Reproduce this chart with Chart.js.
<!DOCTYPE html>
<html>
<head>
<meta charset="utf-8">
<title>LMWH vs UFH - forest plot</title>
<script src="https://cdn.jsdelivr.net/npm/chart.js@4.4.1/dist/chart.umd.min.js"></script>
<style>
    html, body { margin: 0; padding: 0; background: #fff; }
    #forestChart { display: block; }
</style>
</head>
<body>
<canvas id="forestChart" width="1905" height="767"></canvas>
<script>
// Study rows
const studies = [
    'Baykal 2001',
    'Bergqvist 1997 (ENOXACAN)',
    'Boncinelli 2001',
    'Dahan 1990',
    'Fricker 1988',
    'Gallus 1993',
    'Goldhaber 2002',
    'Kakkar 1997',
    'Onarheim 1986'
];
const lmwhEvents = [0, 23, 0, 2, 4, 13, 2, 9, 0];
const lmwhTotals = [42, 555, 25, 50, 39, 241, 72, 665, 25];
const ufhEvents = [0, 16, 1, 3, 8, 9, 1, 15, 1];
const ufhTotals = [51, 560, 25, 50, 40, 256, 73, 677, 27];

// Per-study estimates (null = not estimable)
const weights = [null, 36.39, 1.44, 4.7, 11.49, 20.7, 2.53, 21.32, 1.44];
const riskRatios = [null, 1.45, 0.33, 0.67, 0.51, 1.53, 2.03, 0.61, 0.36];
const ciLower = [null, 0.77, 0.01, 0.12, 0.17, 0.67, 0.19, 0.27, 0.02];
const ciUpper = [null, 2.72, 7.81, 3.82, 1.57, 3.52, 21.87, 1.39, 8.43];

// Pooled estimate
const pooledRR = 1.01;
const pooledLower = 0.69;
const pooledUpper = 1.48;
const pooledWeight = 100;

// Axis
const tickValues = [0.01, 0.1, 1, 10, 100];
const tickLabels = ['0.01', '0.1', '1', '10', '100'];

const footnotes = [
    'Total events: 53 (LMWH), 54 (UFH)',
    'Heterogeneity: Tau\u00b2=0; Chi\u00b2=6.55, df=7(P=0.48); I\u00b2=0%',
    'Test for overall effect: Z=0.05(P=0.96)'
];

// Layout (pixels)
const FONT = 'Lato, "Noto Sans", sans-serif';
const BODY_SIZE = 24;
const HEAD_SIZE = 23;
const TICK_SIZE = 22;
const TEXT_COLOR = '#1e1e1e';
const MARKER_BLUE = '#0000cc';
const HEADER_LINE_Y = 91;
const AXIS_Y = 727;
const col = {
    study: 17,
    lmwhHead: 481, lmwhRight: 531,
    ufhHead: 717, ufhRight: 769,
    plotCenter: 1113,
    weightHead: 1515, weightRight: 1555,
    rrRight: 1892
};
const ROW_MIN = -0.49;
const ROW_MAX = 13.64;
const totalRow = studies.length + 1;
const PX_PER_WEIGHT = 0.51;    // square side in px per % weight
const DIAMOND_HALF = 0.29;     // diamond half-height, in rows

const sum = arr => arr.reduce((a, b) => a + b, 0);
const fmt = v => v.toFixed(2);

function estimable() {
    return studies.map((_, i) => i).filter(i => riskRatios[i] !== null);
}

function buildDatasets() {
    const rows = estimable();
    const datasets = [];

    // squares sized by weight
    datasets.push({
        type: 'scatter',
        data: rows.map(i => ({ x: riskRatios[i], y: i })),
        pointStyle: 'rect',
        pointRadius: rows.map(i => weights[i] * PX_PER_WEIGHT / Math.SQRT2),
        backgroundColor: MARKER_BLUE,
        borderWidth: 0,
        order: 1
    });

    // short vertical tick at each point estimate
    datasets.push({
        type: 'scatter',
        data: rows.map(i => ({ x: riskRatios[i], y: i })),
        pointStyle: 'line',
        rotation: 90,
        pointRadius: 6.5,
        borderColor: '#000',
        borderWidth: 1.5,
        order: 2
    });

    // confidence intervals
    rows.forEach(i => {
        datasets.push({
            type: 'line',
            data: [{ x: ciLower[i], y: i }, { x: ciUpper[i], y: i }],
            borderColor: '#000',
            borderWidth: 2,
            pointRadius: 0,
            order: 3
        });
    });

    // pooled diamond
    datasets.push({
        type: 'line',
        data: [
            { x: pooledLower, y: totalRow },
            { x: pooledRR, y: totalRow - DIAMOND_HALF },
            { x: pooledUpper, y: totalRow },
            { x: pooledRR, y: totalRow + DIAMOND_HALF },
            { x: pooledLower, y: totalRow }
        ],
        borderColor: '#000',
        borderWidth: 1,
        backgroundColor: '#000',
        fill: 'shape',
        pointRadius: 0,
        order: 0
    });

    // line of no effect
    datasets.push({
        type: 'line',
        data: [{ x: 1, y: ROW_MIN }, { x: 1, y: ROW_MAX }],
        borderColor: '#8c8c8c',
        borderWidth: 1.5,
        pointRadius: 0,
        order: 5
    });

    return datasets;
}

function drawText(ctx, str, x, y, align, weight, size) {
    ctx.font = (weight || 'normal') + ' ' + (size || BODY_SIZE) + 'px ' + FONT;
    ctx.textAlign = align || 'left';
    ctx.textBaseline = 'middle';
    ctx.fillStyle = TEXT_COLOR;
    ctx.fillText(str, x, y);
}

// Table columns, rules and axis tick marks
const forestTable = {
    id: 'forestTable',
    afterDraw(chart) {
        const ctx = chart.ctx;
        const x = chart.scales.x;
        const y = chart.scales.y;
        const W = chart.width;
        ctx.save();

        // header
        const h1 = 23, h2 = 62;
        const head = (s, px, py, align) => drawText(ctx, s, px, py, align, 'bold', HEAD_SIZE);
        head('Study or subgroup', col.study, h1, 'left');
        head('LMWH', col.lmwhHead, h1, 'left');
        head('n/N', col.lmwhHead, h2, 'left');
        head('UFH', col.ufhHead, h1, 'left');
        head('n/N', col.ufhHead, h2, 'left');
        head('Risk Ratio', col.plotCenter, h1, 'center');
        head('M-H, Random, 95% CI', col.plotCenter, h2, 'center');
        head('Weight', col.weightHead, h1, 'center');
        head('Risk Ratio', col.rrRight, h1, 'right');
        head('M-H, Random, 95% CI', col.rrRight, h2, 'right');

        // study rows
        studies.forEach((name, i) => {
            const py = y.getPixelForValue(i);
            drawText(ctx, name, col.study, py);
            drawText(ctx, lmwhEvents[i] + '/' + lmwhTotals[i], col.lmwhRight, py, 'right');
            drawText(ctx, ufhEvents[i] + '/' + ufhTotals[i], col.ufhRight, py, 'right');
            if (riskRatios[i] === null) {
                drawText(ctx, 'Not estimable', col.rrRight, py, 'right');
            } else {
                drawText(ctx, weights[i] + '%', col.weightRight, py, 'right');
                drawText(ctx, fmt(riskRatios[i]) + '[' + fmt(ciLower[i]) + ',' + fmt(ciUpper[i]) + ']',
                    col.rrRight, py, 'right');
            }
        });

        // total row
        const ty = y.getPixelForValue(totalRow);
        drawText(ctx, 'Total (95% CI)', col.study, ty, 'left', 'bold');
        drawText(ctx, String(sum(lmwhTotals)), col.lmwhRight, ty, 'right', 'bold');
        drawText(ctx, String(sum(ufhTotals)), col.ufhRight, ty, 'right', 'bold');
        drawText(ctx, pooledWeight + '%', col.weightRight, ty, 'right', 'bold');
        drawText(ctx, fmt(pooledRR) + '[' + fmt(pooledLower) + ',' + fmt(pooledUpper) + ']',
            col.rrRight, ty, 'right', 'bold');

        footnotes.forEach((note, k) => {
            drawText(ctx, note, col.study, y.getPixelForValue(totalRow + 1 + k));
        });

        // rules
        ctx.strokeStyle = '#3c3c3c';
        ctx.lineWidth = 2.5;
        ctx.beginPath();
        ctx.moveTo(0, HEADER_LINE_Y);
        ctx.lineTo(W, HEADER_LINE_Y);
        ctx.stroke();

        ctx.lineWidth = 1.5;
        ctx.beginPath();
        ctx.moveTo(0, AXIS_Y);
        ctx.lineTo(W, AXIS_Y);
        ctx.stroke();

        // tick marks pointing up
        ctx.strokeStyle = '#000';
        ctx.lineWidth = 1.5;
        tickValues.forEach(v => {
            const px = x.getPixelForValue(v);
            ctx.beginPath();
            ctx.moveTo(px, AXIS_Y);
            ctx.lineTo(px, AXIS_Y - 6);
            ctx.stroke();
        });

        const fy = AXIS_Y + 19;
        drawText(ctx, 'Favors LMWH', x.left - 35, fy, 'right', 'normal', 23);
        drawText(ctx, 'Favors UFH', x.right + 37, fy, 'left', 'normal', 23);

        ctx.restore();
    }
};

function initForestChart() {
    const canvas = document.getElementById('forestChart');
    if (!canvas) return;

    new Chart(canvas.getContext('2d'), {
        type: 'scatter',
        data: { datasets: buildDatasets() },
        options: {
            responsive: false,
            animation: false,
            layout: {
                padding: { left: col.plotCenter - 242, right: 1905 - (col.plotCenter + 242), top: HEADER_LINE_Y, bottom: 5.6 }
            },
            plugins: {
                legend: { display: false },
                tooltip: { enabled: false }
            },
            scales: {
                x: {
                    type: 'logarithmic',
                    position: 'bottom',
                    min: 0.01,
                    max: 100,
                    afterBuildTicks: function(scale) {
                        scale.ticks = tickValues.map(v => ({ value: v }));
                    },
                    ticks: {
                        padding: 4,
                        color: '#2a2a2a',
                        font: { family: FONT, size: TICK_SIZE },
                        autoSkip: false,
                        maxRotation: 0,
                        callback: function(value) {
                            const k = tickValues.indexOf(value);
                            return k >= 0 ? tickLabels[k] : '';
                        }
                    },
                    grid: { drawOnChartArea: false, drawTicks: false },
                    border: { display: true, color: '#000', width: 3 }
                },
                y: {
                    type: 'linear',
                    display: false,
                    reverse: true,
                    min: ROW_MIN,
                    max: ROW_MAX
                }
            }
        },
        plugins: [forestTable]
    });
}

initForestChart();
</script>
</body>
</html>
____________________
▶ [TASK GOAL]: Give again, word for word, the lines of the listing, starting at its first line and ending with the line containing "73, 677, 27];".

▶ [EXERCISE RESPONSE]:
Reproduce this chart with Chart.js.
<!DOCTYPE html>
<html>
<head>
<meta charset="utf-8">
<title>LMWH vs UFH - forest plot</title>
<script src="https://cdn.jsdelivr.net/npm/chart.js@4.4.1/dist/chart.umd.min.js"></script>
<style>
    html, body { margin: 0; padding: 0; background: #fff; }
    #forestChart { display: block; }
</style>
</head>
<body>
<canvas id="forestChart" width="1905" height="767"></canvas>
<script>
// Study rows
const studies = [
    'Baykal 2001',
    'Bergqvist 1997 (ENOXACAN)',
    'Boncinelli 2001',
    'Dahan 1990',
    'Fricker 1988',
    'Gallus 1993',
    'Goldhaber 2002',
    'Kakkar 1997',
    'Onarheim 1986'
];
const lmwhEvents = [0, 23, 0, 2, 4, 13, 2, 9, 0];
const lmwhTotals = [42, 555, 25, 50, 39, 241, 72, 665, 25];
const ufhEvents = [0, 16, 1, 3, 8, 9, 1, 15, 1];
const ufhTotals = [51, 560, 25, 50, 40, 256, 73, 677, 27];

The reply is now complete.